Stored items from a collection:
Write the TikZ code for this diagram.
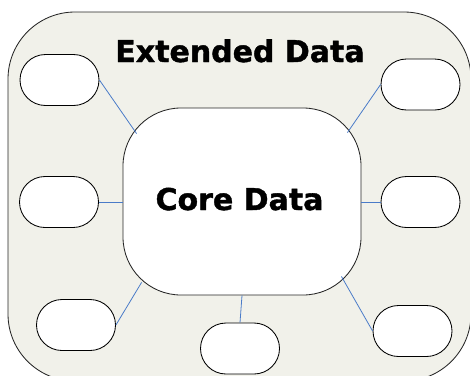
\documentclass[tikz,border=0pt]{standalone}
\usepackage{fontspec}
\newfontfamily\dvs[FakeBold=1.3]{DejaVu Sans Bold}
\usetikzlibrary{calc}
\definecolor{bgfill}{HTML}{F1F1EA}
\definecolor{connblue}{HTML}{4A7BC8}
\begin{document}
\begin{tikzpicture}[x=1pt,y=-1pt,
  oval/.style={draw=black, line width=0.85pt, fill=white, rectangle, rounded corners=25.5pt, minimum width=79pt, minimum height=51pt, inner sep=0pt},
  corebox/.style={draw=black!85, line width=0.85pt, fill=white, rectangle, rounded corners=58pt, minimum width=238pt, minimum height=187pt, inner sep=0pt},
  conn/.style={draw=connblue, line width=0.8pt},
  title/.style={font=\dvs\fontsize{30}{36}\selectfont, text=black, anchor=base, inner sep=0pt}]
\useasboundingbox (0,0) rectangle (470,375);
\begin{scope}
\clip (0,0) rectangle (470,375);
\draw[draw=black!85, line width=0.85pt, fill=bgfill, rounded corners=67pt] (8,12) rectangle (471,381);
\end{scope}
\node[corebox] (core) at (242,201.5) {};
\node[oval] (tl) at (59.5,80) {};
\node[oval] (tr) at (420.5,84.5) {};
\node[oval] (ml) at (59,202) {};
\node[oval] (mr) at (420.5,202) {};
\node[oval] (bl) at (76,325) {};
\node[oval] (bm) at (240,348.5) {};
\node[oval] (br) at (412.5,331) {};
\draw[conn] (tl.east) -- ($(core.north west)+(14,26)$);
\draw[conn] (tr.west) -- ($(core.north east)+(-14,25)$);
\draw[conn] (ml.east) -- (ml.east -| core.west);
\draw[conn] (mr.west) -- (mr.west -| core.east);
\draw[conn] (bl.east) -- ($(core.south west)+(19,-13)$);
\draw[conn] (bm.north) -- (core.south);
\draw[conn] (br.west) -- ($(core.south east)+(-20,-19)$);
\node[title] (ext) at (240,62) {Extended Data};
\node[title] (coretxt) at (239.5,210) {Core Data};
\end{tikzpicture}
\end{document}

* * *

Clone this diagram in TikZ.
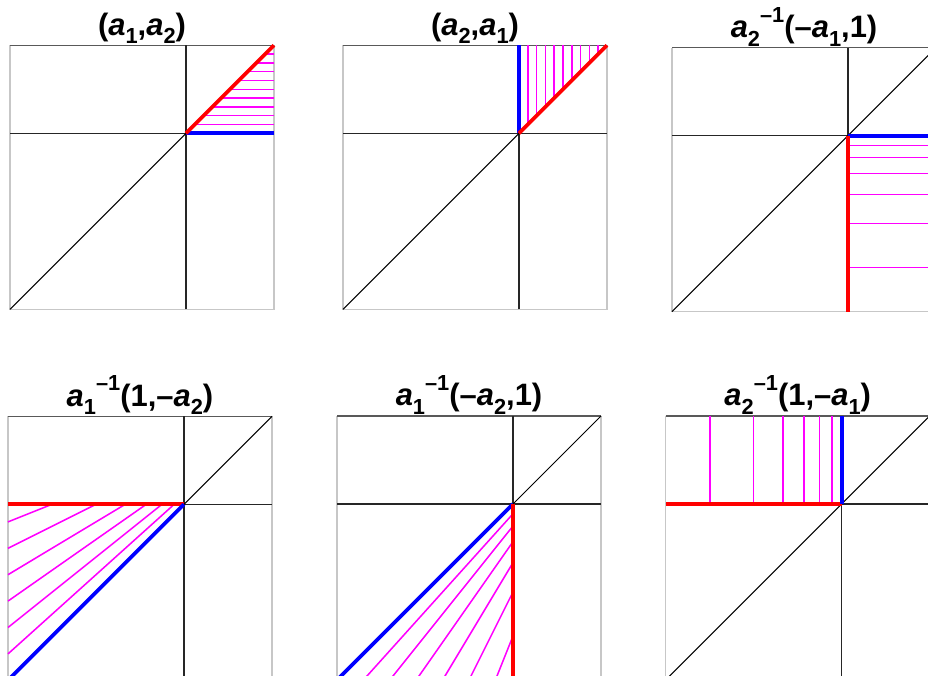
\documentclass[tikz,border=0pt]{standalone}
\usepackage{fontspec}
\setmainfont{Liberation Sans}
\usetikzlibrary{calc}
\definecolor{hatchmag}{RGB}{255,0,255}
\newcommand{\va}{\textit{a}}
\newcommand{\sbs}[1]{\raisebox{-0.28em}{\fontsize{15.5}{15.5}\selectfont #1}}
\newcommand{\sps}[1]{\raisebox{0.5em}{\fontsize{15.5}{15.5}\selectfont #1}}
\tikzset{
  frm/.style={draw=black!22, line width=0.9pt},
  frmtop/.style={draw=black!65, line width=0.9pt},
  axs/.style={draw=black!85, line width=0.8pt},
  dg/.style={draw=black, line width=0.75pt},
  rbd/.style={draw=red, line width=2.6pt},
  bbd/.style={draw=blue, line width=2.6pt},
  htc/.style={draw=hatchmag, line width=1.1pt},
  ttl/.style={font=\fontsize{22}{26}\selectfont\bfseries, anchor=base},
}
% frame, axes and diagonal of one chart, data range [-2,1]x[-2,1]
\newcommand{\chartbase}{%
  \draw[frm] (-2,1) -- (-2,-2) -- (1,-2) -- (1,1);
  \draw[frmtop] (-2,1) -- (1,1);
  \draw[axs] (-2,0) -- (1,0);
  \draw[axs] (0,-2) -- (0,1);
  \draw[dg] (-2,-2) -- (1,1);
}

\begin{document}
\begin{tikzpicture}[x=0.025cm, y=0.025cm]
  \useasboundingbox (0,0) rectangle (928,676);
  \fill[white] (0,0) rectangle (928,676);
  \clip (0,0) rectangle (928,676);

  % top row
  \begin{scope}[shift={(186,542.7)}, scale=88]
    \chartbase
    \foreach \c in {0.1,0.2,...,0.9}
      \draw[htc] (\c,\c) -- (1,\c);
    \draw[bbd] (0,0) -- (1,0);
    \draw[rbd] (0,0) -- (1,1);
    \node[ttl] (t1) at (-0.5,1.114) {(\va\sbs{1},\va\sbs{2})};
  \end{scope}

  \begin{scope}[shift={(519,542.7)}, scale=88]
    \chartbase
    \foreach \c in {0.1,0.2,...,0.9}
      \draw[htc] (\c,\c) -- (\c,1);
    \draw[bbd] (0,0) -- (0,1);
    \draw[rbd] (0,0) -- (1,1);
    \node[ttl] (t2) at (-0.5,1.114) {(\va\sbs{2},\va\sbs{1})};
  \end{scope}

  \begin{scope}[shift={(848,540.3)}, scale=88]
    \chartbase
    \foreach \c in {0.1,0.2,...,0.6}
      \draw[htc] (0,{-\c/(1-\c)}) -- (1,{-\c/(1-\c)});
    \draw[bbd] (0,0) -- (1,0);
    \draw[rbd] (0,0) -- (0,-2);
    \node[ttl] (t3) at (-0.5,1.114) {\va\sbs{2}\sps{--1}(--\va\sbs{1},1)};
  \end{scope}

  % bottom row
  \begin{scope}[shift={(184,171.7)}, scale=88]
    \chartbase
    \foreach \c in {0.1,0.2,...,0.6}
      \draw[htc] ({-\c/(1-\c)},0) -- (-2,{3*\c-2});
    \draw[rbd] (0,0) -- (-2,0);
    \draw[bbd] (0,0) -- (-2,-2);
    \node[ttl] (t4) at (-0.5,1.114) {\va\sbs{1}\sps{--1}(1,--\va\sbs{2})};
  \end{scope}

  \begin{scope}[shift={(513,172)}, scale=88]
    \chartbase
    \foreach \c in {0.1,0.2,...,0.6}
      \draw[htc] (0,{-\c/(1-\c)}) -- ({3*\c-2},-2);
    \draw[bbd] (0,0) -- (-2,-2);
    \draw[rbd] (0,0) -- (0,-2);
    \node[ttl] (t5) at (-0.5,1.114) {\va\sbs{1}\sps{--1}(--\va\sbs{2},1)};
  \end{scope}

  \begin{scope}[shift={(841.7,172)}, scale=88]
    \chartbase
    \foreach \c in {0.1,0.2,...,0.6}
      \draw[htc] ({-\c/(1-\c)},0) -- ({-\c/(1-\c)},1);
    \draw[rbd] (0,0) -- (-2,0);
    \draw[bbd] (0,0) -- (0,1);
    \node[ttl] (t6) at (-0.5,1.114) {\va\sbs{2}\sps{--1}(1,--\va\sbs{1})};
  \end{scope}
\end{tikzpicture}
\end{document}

---

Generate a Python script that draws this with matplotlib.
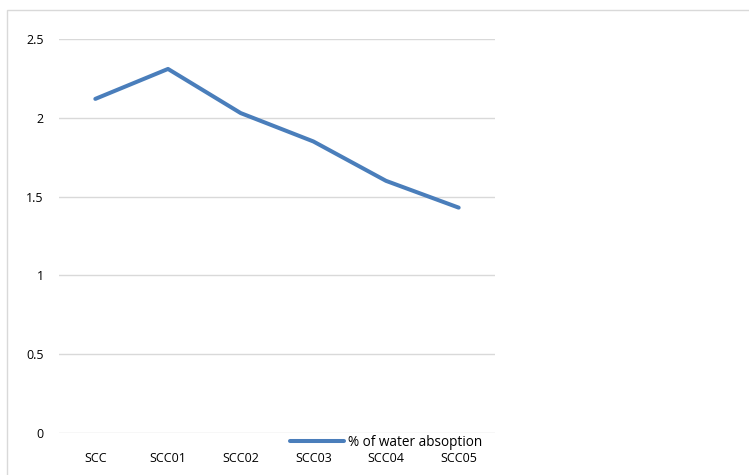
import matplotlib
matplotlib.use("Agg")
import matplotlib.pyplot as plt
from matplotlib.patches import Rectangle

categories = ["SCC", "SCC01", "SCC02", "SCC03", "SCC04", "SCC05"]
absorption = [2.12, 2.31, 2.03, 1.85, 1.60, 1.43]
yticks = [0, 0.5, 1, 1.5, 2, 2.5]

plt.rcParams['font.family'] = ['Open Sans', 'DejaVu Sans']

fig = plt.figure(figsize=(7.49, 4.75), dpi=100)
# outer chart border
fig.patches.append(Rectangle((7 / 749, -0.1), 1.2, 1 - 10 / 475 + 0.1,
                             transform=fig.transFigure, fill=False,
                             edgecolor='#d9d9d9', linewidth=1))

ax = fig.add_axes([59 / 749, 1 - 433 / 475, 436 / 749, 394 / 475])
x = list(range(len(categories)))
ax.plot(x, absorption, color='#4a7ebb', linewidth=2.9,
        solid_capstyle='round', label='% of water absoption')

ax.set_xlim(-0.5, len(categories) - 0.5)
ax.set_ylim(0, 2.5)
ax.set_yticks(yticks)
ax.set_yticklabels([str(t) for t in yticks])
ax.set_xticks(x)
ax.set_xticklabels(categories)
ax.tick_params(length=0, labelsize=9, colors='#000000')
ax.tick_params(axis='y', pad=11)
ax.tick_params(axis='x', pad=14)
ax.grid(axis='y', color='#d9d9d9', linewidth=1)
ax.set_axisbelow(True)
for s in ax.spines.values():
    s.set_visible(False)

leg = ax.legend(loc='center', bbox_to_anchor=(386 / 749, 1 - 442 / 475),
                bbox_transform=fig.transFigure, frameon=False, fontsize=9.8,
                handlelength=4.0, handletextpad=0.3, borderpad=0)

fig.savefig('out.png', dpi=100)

What the task requires:
Select every line of the material above holding the word "diagram" and copy it.

Full response:
Write the TikZ code for this diagram.
Clone this diagram in TikZ.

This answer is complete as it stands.